Sunday, July 28, 2019

Post # 16 Neuroplasticity and Multisensory Math


Neuroplasticity, what a word. It represents the brain’s ability to reshape itself and organize itself to react to what the body needs and does. In Judith Willis’ book, Research-Based Strategies to Ignite Student Learning, the scientist turned educator describes how the brain changes in order to maximize its capabilities in relation to its volume.  The brain can add gray matter and reinforce neural connections when demand requires it to do so.  Thus an action repeated over and over again, leads to additional neural connections and gray matter dedication in response to activity.  She cites as examples the area dedicated to use of the fine motor skills of the left hand in a violinist’s brain and the strengthened areas of the visual cortex in the brain of a juggler.  Most importantly, she cites research suggesting that the more sensory areas used in learning a task, the stronger the neural connections, the associations for learning, memory and fluency.  

I often relate the memorization of the times tables to learning the names of one hundred forty four countries and their capitals.   Given one in isolation, the student must retrieve the name of the other.  Sometimes the country.  Sometimes the capital.  It is a devious plot to weed out the inefficient memorizers.  We know that children who fail to learn their number facts are frequently coded as having a math learning disability which is really more of a language deficit.  They may be offered the accommodation of a calculator and all targeted practice at math facts discontinued.  The thinking is that they will master isolated facts as they use them, but this is not true when each practice set contains too many differing sets of facts.  A use of a fact here and the use of it there does not constitute repetitive practice.

Dr. Willis also relates a more urgent concern for those of us in the field of teaching mathematics.  Her description of childhood brain growth suggests that students learning their math facts prior to age eleven need ample time to master this skill and repeated practice of isolated patterns.  Her rationale for repeated practice of any skill is strongly supported though she does not specifically target math facts.  This time in a child’s life, when there is a great, as she calls it, “growth spurt, with increase gray matter and connections reaching a maximum density at about age 11” is when our students are mastering those pesky multiplication facts.   

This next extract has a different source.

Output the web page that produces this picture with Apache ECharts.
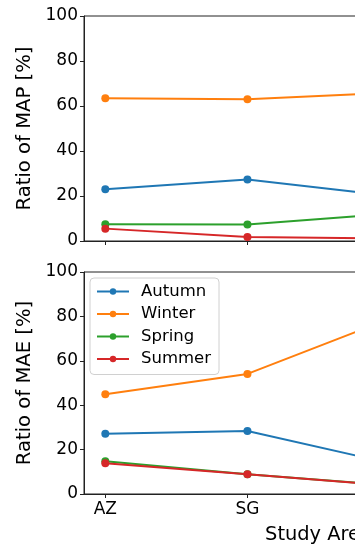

“When children are between the ages of 6 and 12, their neurons grow more and more synapses that serve as new pathways for nerve signals.  This thickening of gray matter (the branching dendrites of the neurons and the synaptic connections they form) is accompanied by thickening in the brain’s white matter (fatty myelin sheaths that insulate the axons carrying information away from the neuron and making the nerve-signal transmissions faster and more efficient. As the brain becomes more efficient, the less-used circuits are pruned away, but the most frequently used connections become thicker, with more myelin coating making them more efficient (Guild,2004).”    

This may seem too technical for us to use as a basis for instruction but it is incredibly important to understand and indeed to use.  Dr. Willis speaks to the advantages of using simultaneous processing and the need to offer information and practice it in multiple modalities.  This provides for duplication and multiple connections which serve memory and retrieval.

Now to put this into context.  For three weeks during the summer I ran a math camp for struggling middle school students.  I used many of the same strategies with a private student for three more weeks.  I used one times table throughout.  I placed strings of beads in front of the students and we touched as we counted the groups of seven.  Each group, a different color, allowed us to look at three groups of seven and say twenty one.  Dehane’s research on numeracy provided the context.  The research supporting multisensory practice and simultaneous processing added more.  Even the most multiplication deficient students left counting by sevens and retrieving the facts.  Each student used the facts over and over again throughout the lessons.  We multiplied by seven.  We divided by seven.  We formed fractions and common denominators in groups of sevens.  We place seven on a times table and then multiples of seven.  We named factors and multiples.  We found the least common multiple and the greatest common factor and perfect squares and roots…all with sevens.  We used other number facts too, but when we explored new material, it was always with sevens.  Students had their strings available and could construct the facts as needed if required.

4 comments:

  1. Thanks for linking the research to practice in such a direct way!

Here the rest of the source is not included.